Got the third release (CDR #3) in a series by the Finnish mystery project Chemins, which you can only procure from their website. One twenty minute track called ‘The Ovary Of Future’ is simple droning music perhaps created by layering acoustic instruments and pouring the results through various digital filters; not un-nice, but not particularly memorable either.

We’re certainly having a very minimal morning here. Richard Chartier‘s A Field For Mixing (ROOM 40 RM439) is a release that continues this artist’s apparent penchant for creating lengthy ultra-quiet and wispy grey field recordings that barely exist on the edge of everyone’s hearing. The two long pieces here pay homage to his friends and collaborators Steve Roden and William Basinski, namechecks which may help orient the listener as they attempt to navigate through these misty stretches of nothingness. The first (48 minute) piece was assembled from field recordings made in America, Europe, Japan and Australia. It always puzzles me how it is possible to find such near-desolate stillness and zones of supreme silence in our bustling and overcrowded globe. Perhaps we should find some solace in that fact, as we nurse our fears of global warming and overpopulation.
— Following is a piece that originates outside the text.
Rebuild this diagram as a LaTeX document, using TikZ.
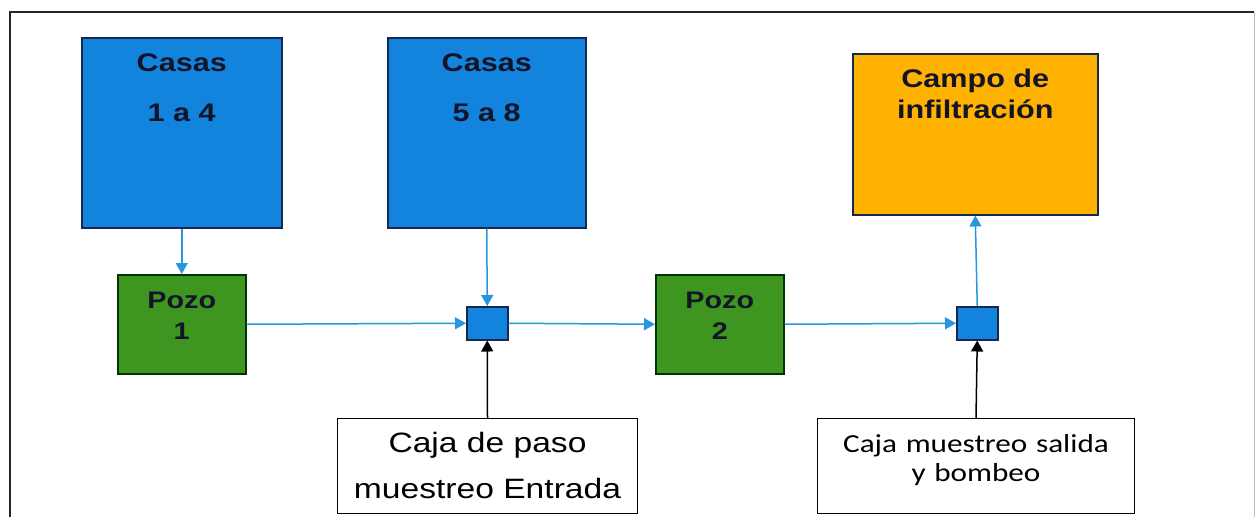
\documentclass[tikz,border=0pt]{standalone}
\usepackage{fontspec}
\usepackage{tikz}
\usetikzlibrary{arrows.meta}

\newfontfamily\arialfont[FakeStretch=1.2]{Liberation Sans}
\newfontfamily\calibrifont[FakeStretch=1.2]{Carlito}

\definecolor{casablue}{RGB}{18,132,222}
\definecolor{pozogreen}{RGB}{62,150,32}
\definecolor{campoorange}{RGB}{255,178,0}
\definecolor{lineblue}{RGB}{40,150,222}
\definecolor{darkline}{RGB}{20,40,80}
\definecolor{inktext}{RGB}{20,20,40}

\begin{document}
\begin{tikzpicture}[x=1pt,y=-1pt,
  flow/.style={-{Triangle[length=11pt,width=12pt]},draw=lineblue,fill=lineblue,line width=1.5pt},
  feed/.style={-{Triangle[length=11pt,width=12pt]},draw=black,fill=black,line width=1.5pt},
  casa node/.style={rectangle,draw=darkline,fill=casablue,line width=1.5pt,anchor=north west,
    inner sep=0pt,align=center,text=inktext,text height=34pt,
    font=\arialfont\bfseries\fontsize{25.5}{50}\selectfont},
  campo node/.style={casa node,fill=campoorange,font=\arialfont\bfseries\fontsize{25.5}{31}\selectfont},
  pozo node/.style={casa node,draw=black!80!green,fill=pozogreen,
    font=\arialfont\bfseries\fontsize{24}{31}\selectfont},
  paso node/.style={rectangle,draw=darkline,fill=casablue,line width=1.5pt,anchor=north west,
    inner sep=0pt,minimum width=41pt,minimum height=33pt},
  caja node/.style={rectangle,draw=black,fill=white,line width=1pt,anchor=north west,
    inner sep=0pt,align=center,text=black,text height=34pt,
    font=\arialfont\fontsize{28}{46}\selectfont}]

  \useasboundingbox (0,0) rectangle (1257,517);

  % marco
  \draw[line width=2pt,black!85] (10,517) -- (10,12) -- (1254,12);
  \draw[line width=0.8pt,black!25] (1254,12) -- (1254,517);

  % casas, pozos y campo
  \node[casa node,text width=200pt,text depth=156pt] (casas1) at (81,37) {Casas\\1 a 4};
  \node[casa node,text width=198pt,text depth=156pt] (casas2) at (387,37) {Casas\\5 a 8};
  \node[campo node,text width=245pt,text depth=127pt] (campo) at (852,53) {Campo de\\infiltración};
  \node[pozo node,text width=128pt,text depth=65pt] (pozo1) at (117,274) {Pozo\\1};
  \node[pozo node,text width=128pt,text depth=65pt] (pozo2) at (655,274) {Pozo\\2};

  % cajas pequeñas
  \node[paso node] (paso1) at (466,306) {};
  \node[paso node] (paso2) at (956,306) {};

  % cajas de muestreo
  \node[caja node,text width=300pt,text depth=61pt] (caja1) at (337,418) {Caja de paso\\muestreo Entrada};
  \node[caja node,text width=317pt,text depth=61pt,
    font=\calibrifont\fontsize{26}{29}\selectfont] (caja2) at (817,418) {Caja muestreo salida\\y bombeo};

  % flujo
  \draw[flow] (casas1.south) -- (pozo1.north);
  \draw[flow] (casas2.south) -- (paso1.north);
  \draw[flow] (pozo1.east) -- (paso1.west);
  \draw[flow] (paso1.east) -- (pozo2.west);
  \draw[flow] (pozo2.east) -- (paso2.west);
  \draw[flow] (paso2.north) -- (campo.south);

  \draw[feed] (caja1.north) -- (paso1.south);
  \draw[feed] (caja2.north) -- (paso2.south);

\end{tikzpicture}
\end{document}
Impressive as Chartier’s music be, it feels like he’s trying to build something enormous and “monumental” with his over-stretched works. At some times I prefer a scaled-down approach such as that of English player Michael Rodgers, who on his Twilight, Birds (LOST LIGHTS LL01) mini CDR is making much more intimate and modest observations on the beauty of nature. The release is packed in a printed envelope with colour photographs. Using camera, field recordings and very simple guitar music, Rodgers concentrates on documenting a single phenomenon – birds in the trees singing at twilight – and with his straightforward, clear statements offers a very attractive alternative to the conceptual grandiosity of of Chartier with his “notions of space and sound density” and “newly defined acoustic spaces”. An appealing and integrated handmade package (150 copies only) of visuals and music from this former co-owner of the micro label TwoThousandAnd.